Sulla mia pelle

Sulla mia pelle (Alessio Cremonini, 2018)
SPOILER: sono stati i Carabinieri

Stefano ce lo siamo raccontati in tutti i modi, abbiamo visto la sua faccia ossuta i suoi lividi e la sua bocca aperta, il suo corpo sfasciato dalle botte, la sua vita testimoniata dalla sorella Ilaria e la rabbia che tutto questo ha comportato. Cremonini nel suo film racconta ciò che non abbiamo mai avuto modo di vedere, vale a dire la vita di Stefano nei sette giorni che precedono quella foto lì, che tutti conosciamo.
Sulla mia pelle è un film statico, che si muove pochissimo, fatto di celle spoglie nelle quali viene spostato di volta in volta quest’uomo col corpo spezzato. Un film di persone, che incontrano Stefano Cucchi e gli chiedono di ripetere ad alta voce il suo nome, che un po’ fanno finta di non vedere come è ridotto, un po’ provano a chiedere ma senza esserne troppo convinti. Questo montaggio di persone e di ambienti dà l’impressione che non ci sia alcun movimento, né in avanti né indietro, se non fosse per ciò che accade al corpo del protagonista, e alla sua voce. In questo Borghi fa accapponare la pelle.
Stefano Cucchi si accartoccia scena dopo scena nonostante il colore degli ambienti e le voci delle persone che lo incontrano siano praticamente immutabili, si ripiega su se stesso, cade inciampa e prova a rialzarsi in questa Via Crucis contemporanea senza ahimè il finale fantasy. I lividi, le ferite, i liquidi del corpo, il dolore sono esposti di ogni scena, il richiamo al Cristo pare voluto e probabilmente ci sta.
Il film è scritto tutto carte alla mano e si vede, mostra solo ciò che è accertato dalla Giustizia, e infatti non vediamo il pestaggio a opera dei Carabinieri, il che non sembra solo una scelta stilistica. Chi sia stato a ridurlo così lo sappiamo dalla voce di Stefano, altra cosa che si trova negli atti giudiziari.
In questo il film incespica un po’, nel non voler raccontare ciò che non è sicuro, ma per la Giustizia Italiana Cucchi è ancora morto de pizzichi, quindi un po’ di coraggio in più non avrebbe guastato: per un’ora e mezza assistiamo a un racconto tutto in prima persona, dal quale però mancano le botte e la ragione di certe scelte di Stefano, come il rifiuto di ricevere alcune cure (altre informazioni prese letteralmente dagli atti): c’è da chiedersi cosa resterà di questo film tra cinquant’anni, quando la vicenda avrà perso la sua componente passionale ed emotiva e resterà un film tecnicamente bellissimo, recitato da Dio ma aderente, nella sceneggiatura, solo agli elementi chiariti ufficialmente.

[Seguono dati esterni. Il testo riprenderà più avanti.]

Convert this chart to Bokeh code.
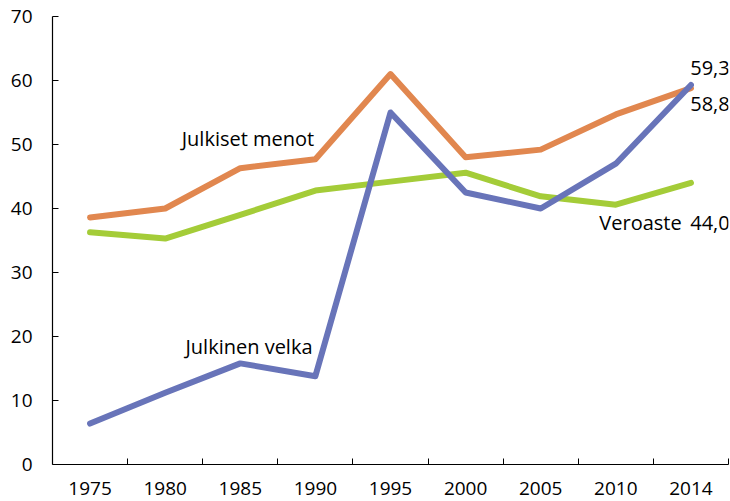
from bokeh.plotting import figure
from bokeh.models import Range1d, FixedTicker, Label
from bokeh.embed import file_html
from bokeh.resources import INLINE

years = ["1975", "1980", "1985", "1990", "1995", "2000", "2005", "2010", "2014"]
julkiset_menot = [38.6, 40.0, 46.3, 47.7, 61.0, 48.0, 49.2, 54.7, 58.8]
veroaste = [36.3, 35.3, 39.0, 42.8, 44.2, 45.6, 41.9, 40.6, 44.0]
julkinen_velka = [6.4, 11.2, 15.8, 13.8, 55.0, 42.5, 40.0, 47.0, 59.3]
y_ticks = [0, 10, 20, 30, 40, 50, 60, 70]

FONT = "Open Sans"
ORANGE = "#E1874F"
GREEN = "#A4CC38"
BLUE = "#6874B9"

def fmt(v):
    return f"{v:.1f}".replace(".", ",")

xs = [i + 0.5 for i in range(len(years))]

p = figure(width=730, height=501, output_backend="svg", toolbar_location=None,
           x_range=Range1d(0, len(years)), y_range=Range1d(0, 70),
           min_border_left=52, min_border_right=2, min_border_top=16, min_border_bottom=37)
p.outline_line_color = None
p.xgrid.visible = False
p.ygrid.visible = False
p.background_fill_color = "white"

p.line(xs, veroaste, line_color=GREEN, line_width=6, line_join="round", line_cap="round")
p.line(xs, julkiset_menot, line_color=ORANGE, line_width=6, line_join="round", line_cap="round")
p.line(xs, julkinen_velka, line_color=BLUE, line_width=6, line_join="round", line_cap="round")

xa = p.xaxis[0]
xa.ticker = FixedTicker(ticks=xs, minor_ticks=list(range(1, len(years) + 1)))
xa.major_label_overrides = {x: y for x, y in zip(xs, years)}
xa.major_tick_line_color = None
xa.minor_tick_in = 6
xa.minor_tick_out = 0
xa.minor_tick_line_color = "black"
xa.axis_line_color = "black"
xa.axis_line_width = 1.2
xa.major_label_text_font = FONT
xa.major_label_text_font_size = "19px"
xa.major_label_text_color = "black"
xa.major_label_standoff = 11

ya = p.yaxis[0]
ya.ticker = FixedTicker(ticks=y_ticks)
ya.major_tick_in = 6
ya.major_tick_out = 0
ya.minor_tick_line_color = None
ya.axis_line_color = "black"
ya.axis_line_width = 1.2
ya.major_label_text_font = FONT
ya.major_label_text_font_size = "19px"
ya.major_label_text_color = "black"
ya.major_label_standoff = 20

def lab(x, y, text, align="left"):
    p.add_layout(Label(x=x, y=y, text=text, text_font=FONT, text_font_size="20px",
                       text_color="black", text_baseline="middle", text_align=align))

lab(1.72, 50.9, "Julkiset menot")
lab(1.77, 18.4, "Julkinen velka")
lab(7.28, 37.8, "Veroaste")
lab(8.49, 37.8, fmt(veroaste[-1]))
lab(8.49, 61.9, fmt(julkinen_velka[-1]))
lab(8.49, 56.4, fmt(julkiset_menot[-1]))

open("out.html", "w").write(file_html(p, INLINE))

Di solito le opere d’arte colmano questi vuoti inventando, interpretando o aggiungendo. “Sulla mia pelle” non lo fa. Si affida agli sguardi di qualche infermiere o carabiniere e all’interpretazione di Borghi che, passatemi l’anticlimax un po’ rozza, non riesce a non essere bono neanche in un film così.

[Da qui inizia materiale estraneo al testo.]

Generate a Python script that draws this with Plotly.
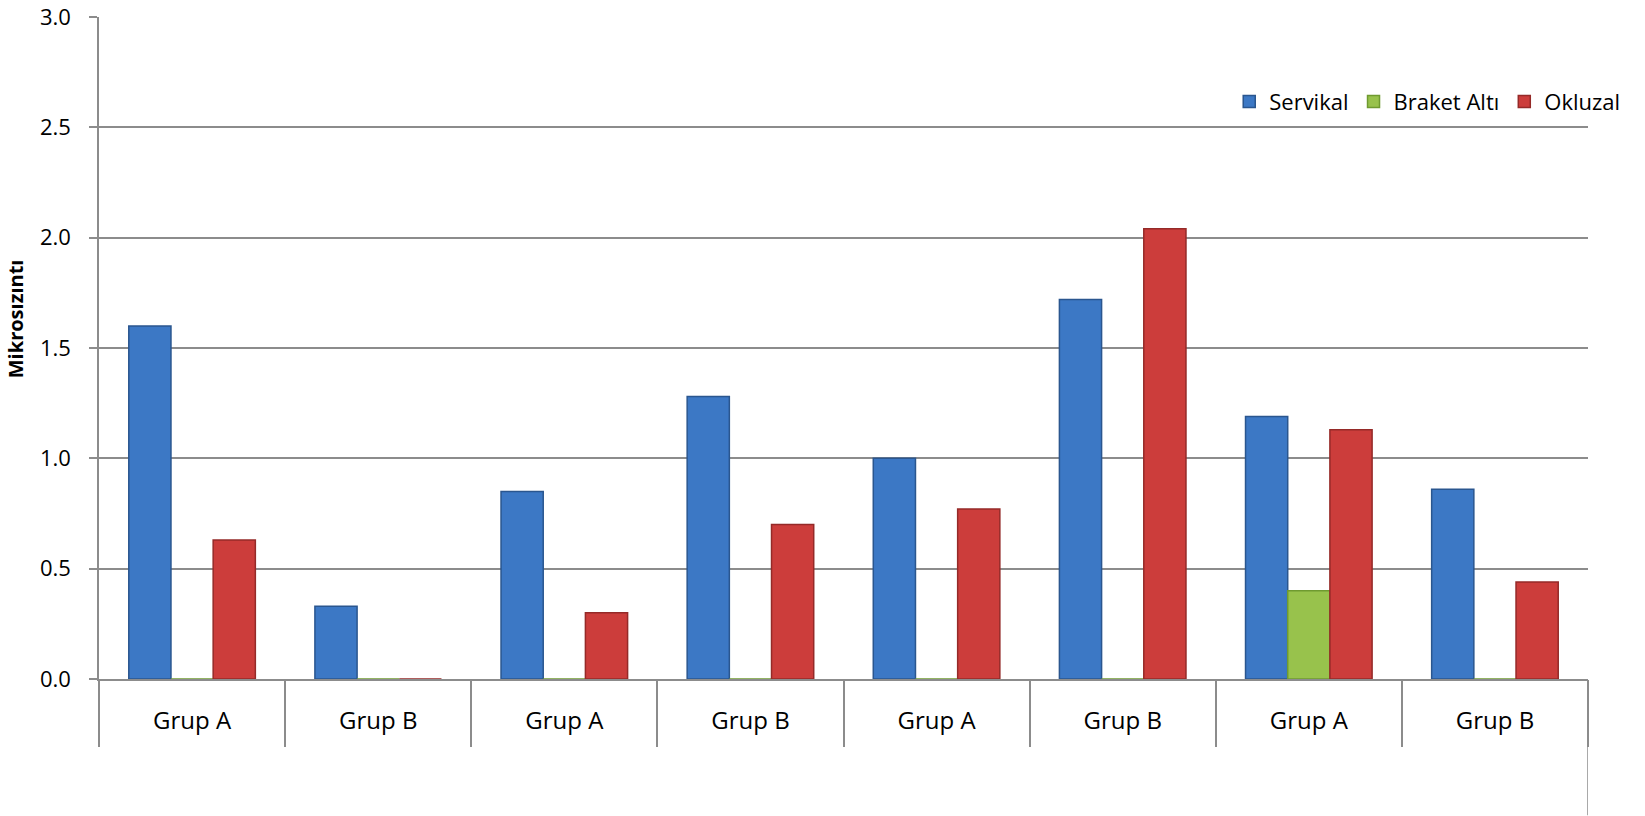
import plotly.graph_objects as go

categories = ["Grup A", "Grup B", "Grup A", "Grup B", "Grup A", "Grup B", "Grup A", "Grup B"]
servikal = [1.60, 0.33, 0.85, 1.28, 1.00, 1.72, 1.19, 0.86]
braket_alti = [0.0, 0.0, 0.0, 0.0, 0.0, 0.0, 0.40, 0.0]
okluzal = [0.63, 0.0, 0.30, 0.70, 0.77, 2.04, 1.13, 0.44]
y_ticks = [0.0, 0.5, 1.0, 1.5, 2.0, 2.5, 3.0]

x_idx = list(range(len(categories)))
FONT = "Open Sans"
FS = 24

series = [
    ("Servikal", servikal, "#3c78c5", "#2a568f"),
    ("Braket Altı", braket_alti, "#98c24c", "#6f9a30"),
    ("Okluzal", okluzal, "#cc3d3b", "#952a28"),
]

fig = go.Figure()
for name, vals, col, edge in series:
    fig.add_trace(go.Bar(
        x=x_idx, y=vals, name=name,
        marker=dict(color=col, line=dict(color=edge, width=1.5)),
    ))

n = len(categories)
fig.update_layout(
    width=1645, height=816,
    margin=dict(l=99, r=57, t=17, b=137, autoexpand=False),
    paper_bgcolor="white", plot_bgcolor="white",
    barmode="group", bargap=0.32, bargroupgap=0.0,
    font=dict(family=FONT, size=FS, color="#000000"),
    showlegend=True,
    legend=dict(orientation="h", x=1.025, xanchor="right", y=0.872, yanchor="middle",
                font=dict(family=FONT, size=22), itemwidth=30, traceorder="normal",
                bgcolor="rgba(0,0,0,0)", itemclick=False),
    xaxis=dict(
        range=[-0.5, n - 0.5], tickmode="array", tickvals=x_idx, ticktext=categories,
        ticks="", showline=True, linecolor="#8c8c8c", linewidth=1.5,
        showgrid=False, zeroline=False, ticklabelstandoff=19, automargin=False,
        tickfont=dict(family=FONT, size=FS), ticklabeloverflow="allow",
    ),
    xaxis2=dict(
        overlaying="x", matches="x", side="bottom", tickmode="array",
        tickvals=[i - 0.5 for i in range(n + 1)], ticks="outside", ticklen=67,
        tickcolor="#8c8c8c", tickwidth=1.5, showticklabels=False, showgrid=False,
        zeroline=False, showline=False, range=[-0.5, n - 0.5], automargin=False,
    ),
    yaxis=dict(
        range=[0, 3.0], tickmode="array", tickvals=y_ticks,
        ticktext=[f"{v:.1f}" for v in y_ticks],
        showgrid=True, gridcolor="#8c8c8c", gridwidth=1.5,
        showline=True, linecolor="#8c8c8c", linewidth=1.5,
        ticks="outside", ticklen=8, tickcolor="#8c8c8c", tickwidth=1.5,
        zeroline=False, ticklabelstandoff=14, automargin=False,
        tickfont=dict(family=FONT, size=22), ticklabeloverflow="allow",
    ),
)
fig.add_annotation(text="<b>Mikrosızıntı</b>", xref="paper", yref="paper",
                   x=-0.0555, y=0.544, textangle=-90, showarrow=False,
                   font=dict(family=FONT, size=20, color="#000000"),
                   xanchor="center", yanchor="middle")
# invisible trace to activate xaxis2
fig.add_trace(go.Scatter(x=[0], y=[0], xaxis="x2", mode="markers",
                         marker=dict(opacity=0), showlegend=False, hoverinfo="skip"))
# extended outer-level boundary on the right
fig.add_shape(type="line", xref="x", yref="paper", x0=n - 0.5, x1=n - 0.5,
              y0=0, y1=-0.206, line=dict(color="#8c8c8c", width=1.5))

fig.write_html("out.html", config={"displayModeBar": False},
               post_script="document.body.style.margin='0';document.body.style.overflow='hidden';")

A visione terminata restano un profondo silenzio, la nausea, la solitudine e la rabbia, inevitabile, verso le persone di merda che Stefano ha incontrato suo malgrado negli ultimi sette giorni della sua vita. E mentre vediamo il suo corpo livido spostarsi da una cella all’altra, prima strisciando dolorante sulle sue gambe, poi caricato di peso, senza poter dire nulla, senza poter vedere la sua famiglia, senza decidere se rispondere o no a una domanda, trattato come un rifiuto in discarica, viene inevitabile pensare, almeno un paio di volte, che il motivo di tutto questo è un panetto di fumo tagliato in dodici pezzi e due grammi di cocaina.
Un po’ poco per non esistere più, no?